On a hot summer’s day in a lush, green Cairo garden just a stone’s throw from the Nile, 29-year-old Mostafa Amin is talking about bread. He’s speaking with the kind of reverence usually reserved for celebrities, football teams or minor miracles like manna - the small, doughy rolls dropped from on high to help the Israelites flee the Pharaoh, according to the Bible.
“In Egyptian Arabic, we call bread ‘aish’, which translates as ‘life’,” Amin explains. “We are a culture of bread - not rice, not meat or potatoes. Most of us eat Egyptian baladi bread with all three meals across the day. Last year we were the world’s number-two consumer of flour and we produced – not consumed, okay — 28 billion loaves of baladi. It’s important.”
Indeed, bread is more than just food in Egypt – it’s history, glory, anger and revolution. The first ever loaf of bread was baked in Egypt 10,000 years ago, thanks to the quern, a technological innovation that allowed nomadic people to crush grain. The Nile delta, at the height of the Roman Empire, was the bread basket of the world. Across the 20th century, every drop in the bread subsidy in Egypt, a country where 45 per cent of the population earn around $2 per day, caused huge public protests. On 17 January 2011, a baker called Abdou Abdel Monaam set himself on fire in the port city of Alexandria over the price of bread, sparking an uprising that kickstarted Egypt’s Arab Spring and led to the fall of President Hosni Mubarak’s government.
In this context, launching Breadfast, a home-delivery startup promising fresh loaves delivered to by 5am, was a no brainer to Amin: a huge population, bread’s enormous popularity and a service that could grow quickly into the Ocado or Amazon Fresh of Egypt and on into the rest of the Middle East.
But, in north Africa, it’s not quite that easy. “Egypt has political instability, soaring inflation and high interest rates.” Amin says. “If you go to an investor right now, they’ll ask why they should put money in a startup while they can put it in the bank and get 15 per cent? There are probably ten investors in the whole country with vision beyond wanting 90 per cent of your company for $200,000. Most of the rest are real estate investors who want a quick return.”
Amin is not used to this way of thinking.

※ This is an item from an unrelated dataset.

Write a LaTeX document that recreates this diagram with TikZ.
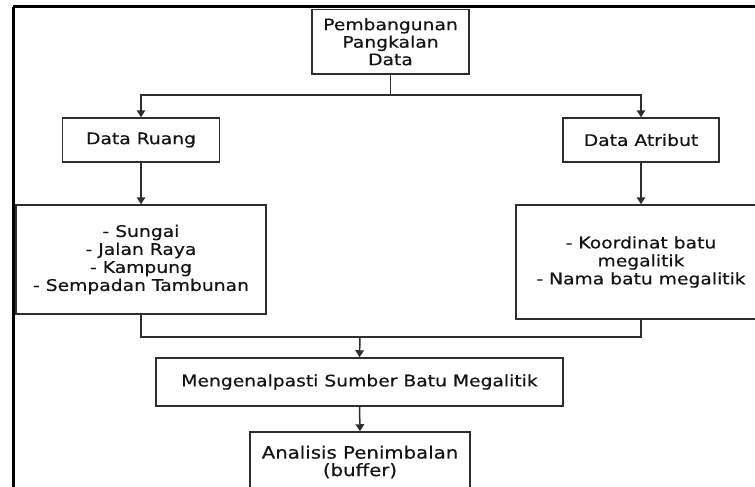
\documentclass[tikz,border=0pt]{standalone}
\usepackage{fontspec}
\setmainfont{DejaVu Sans}[FakeStretch=1.17,FakeBold=0.4]
\newfontfamily\anfont{DejaVu Sans}[FakeStretch=1.16,FakeBold=0.4]
\usetikzlibrary{arrows.meta}
\definecolor{inkc}{HTML}{141414}
\definecolor{boxc}{HTML}{2E2E2E}
\tikzset{
  box/.style={draw=boxc, line width=1.5pt, fill=white, align=center, text=inkc,
    inner sep=0pt, font=\fontsize{16}{17.5}\selectfont},
  conn/.style={draw=boxc, line width=1.5pt},
  arr/.style={conn, -{Triangle[width=8.5pt,length=7pt]}},
  frame/.style={draw=black, line width=3pt}
}
\begin{document}
\begin{tikzpicture}[x=1pt,y=-1pt]
\clip (0,0) rectangle (755,487);
\fill[white] (0,0) rectangle (755,487);
% outer frame (top and left edges visible)
\draw[frame] (13,7) -- (760,7);
\draw[frame] (13,7) -- (13,495);
% nodes
\node[box, minimum width=157pt, minimum height=64.5pt] (top) at (390.5,41.75)
  {Pembangunan\\Pangkalan\\Data};
\node[box, minimum width=157pt, minimum height=44pt] (ruang) at (141,140) {Data Ruang};
\node[box, minimum width=156pt, minimum height=44pt] (atribut) at (641,140) {Data Atribut};
\node[box, minimum width=250pt, minimum height=109pt, font=\fontsize{16}{18}\selectfont] (llist) at (141,259.5)
  {- Sungai\\- Jalan Raya\\- Kampung\\- Sempadan Tambunan};
\node[box, minimum width=250pt, minimum height=114pt, font=\fontsize{16}{18}\selectfont] (rlist) at (641,262)
  {- Koordinat batu\\megalitik\\- Nama batu megalitik};
\node[box, minimum width=407pt, minimum height=48pt] (meng) at (359.5,382)
  {Mengenalpasti Sumber Batu Megalitik};
\node[box, minimum width=220pt, minimum height=60pt, font=\anfont\fontsize{17}{17.5}\selectfont] (anal) at (360,462)
  {Analisis Penimbalan\\(buffer)};
% connectors
\coordinate (split) at (390.5,95);
\coordinate (merge) at (360,337);
\draw[conn] (top.south) -- (split);
\draw[arr] (split) -| (ruang.north);
\draw[arr] (split) -| (atribut.north);
\draw[arr] (ruang.south) -- (llist.north);
\draw[arr] (atribut.south) -- (rlist.north);
\draw[conn] (llist.south) |- (merge);
\draw[conn] (rlist.south) |- (merge);
\draw[arr] (merge) -- (meng.north);
\draw[arr] (meng.south) -- (anal.north);
\end{tikzpicture}
\end{document}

In 2014, he moved to Berlin for a couple of years Berlin to earn some cash as a coder and there the startup philosophy was, as he puts it, “reach the first million in your user base, and then see how you can monetise. But in the Middle East, we don’t work like that. From day one, investors want you to show something tangible. They don’t speak about the next generation, they want to talk about something basic people will pay for on the spot.”